> **STORED DATA**
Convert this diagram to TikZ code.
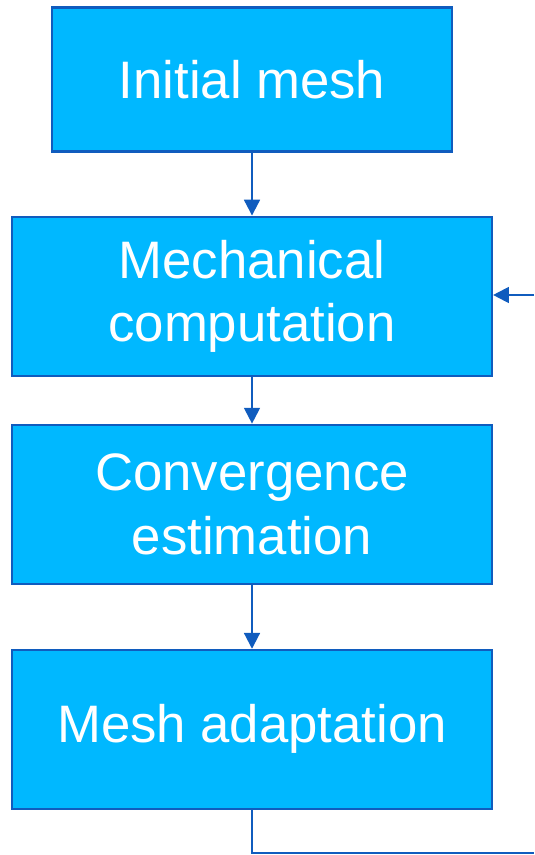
\documentclass[tikz,border=0pt]{standalone}
\usepackage{fontspec}
\setmainfont{Liberation Sans}
\usetikzlibrary{arrows.meta,positioning}
\definecolor{boxfill}{RGB}{0,184,255}
\definecolor{boxline}{RGB}{16,92,190}

\begin{document}
\begin{tikzpicture}[node distance=12mm, every node/.style={font=\fontsize{30}{36}\selectfont, text=white},
    stage/.style={draw=boxline,fill=boxfill,line width=1.2pt,rectangle,minimum width=96mm,minimum height=31.8mm,align=center},
    flow/.style={draw=boxline,line width=1.2pt,-{Triangle[length=9pt,width=9pt]}}]
  \useasboundingbox (0,0) rectangle (10.68,-17.1);
  \node[stage,minimum width=80mm,minimum height=28.8mm] (init) at (5.04,-1.59) {Initial mesh};
  \node[stage,below=12.6mm of init] (mech) {Mechanical\\computation};
  \node[stage,below=9.4mm of mech] (conv) {Convergence\\estimation};
  \node[stage,below=12.8mm of conv] (adapt) {Mesh adaptation};
  \coordinate (back) at (10.68,-5.9);
  \coordinate (down) at (5.04,-17.06);
  \coordinate (out) at (10.68,-17.06);
  \draw[flow] (init) -- (mech);
  \draw[flow] (mech) -- (conv);
  \draw[flow] (conv) -- (adapt);
  \draw[flow] (back) -- (mech.east |- back);
  \draw[boxline,line width=1.2pt] (adapt) -- (down) -- (out);
\end{tikzpicture}
\end{document}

> **WHAT YOU SHOULD DO**
Reproduce each line word for word and drop the pictures.

> **RESPONSE TO THE EXERCISE**
Convert this diagram to TikZ code.
\documentclass[tikz,border=0pt]{standalone}
\usepackage{fontspec}
\setmainfont{Liberation Sans}
\usetikzlibrary{arrows.meta,positioning}
\definecolor{boxfill}{RGB}{0,184,255}
\definecolor{boxline}{RGB}{16,92,190}

\begin{document}
\begin{tikzpicture}[node distance=12mm, every node/.style={font=\fontsize{30}{36}\selectfont, text=white},
    stage/.style={draw=boxline,fill=boxfill,line width=1.2pt,rectangle,minimum width=96mm,minimum height=31.8mm,align=center},
    flow/.style={draw=boxline,line width=1.2pt,-{Triangle[length=9pt,width=9pt]}}]
  \useasboundingbox (0,0) rectangle (10.68,-17.1);
  \node[stage,minimum width=80mm,minimum height=28.8mm] (init) at (5.04,-1.59) {Initial mesh};
  \node[stage,below=12.6mm of init] (mech) {Mechanical\\computation};
  \node[stage,below=9.4mm of mech] (conv) {Convergence\\estimation};
  \node[stage,below=12.8mm of conv] (adapt) {Mesh adaptation};
  \coordinate (back) at (10.68,-5.9);
  \coordinate (down) at (5.04,-17.06);
  \coordinate (out) at (10.68,-17.06);
  \draw[flow] (init) -- (mech);
  \draw[flow] (mech) -- (conv);
  \draw[flow] (conv) -- (adapt);
  \draw[flow] (back) -- (mech.east |- back);
  \draw[boxline,line width=1.2pt] (adapt) -- (down) -- (out);
\end{tikzpicture}
\end{document}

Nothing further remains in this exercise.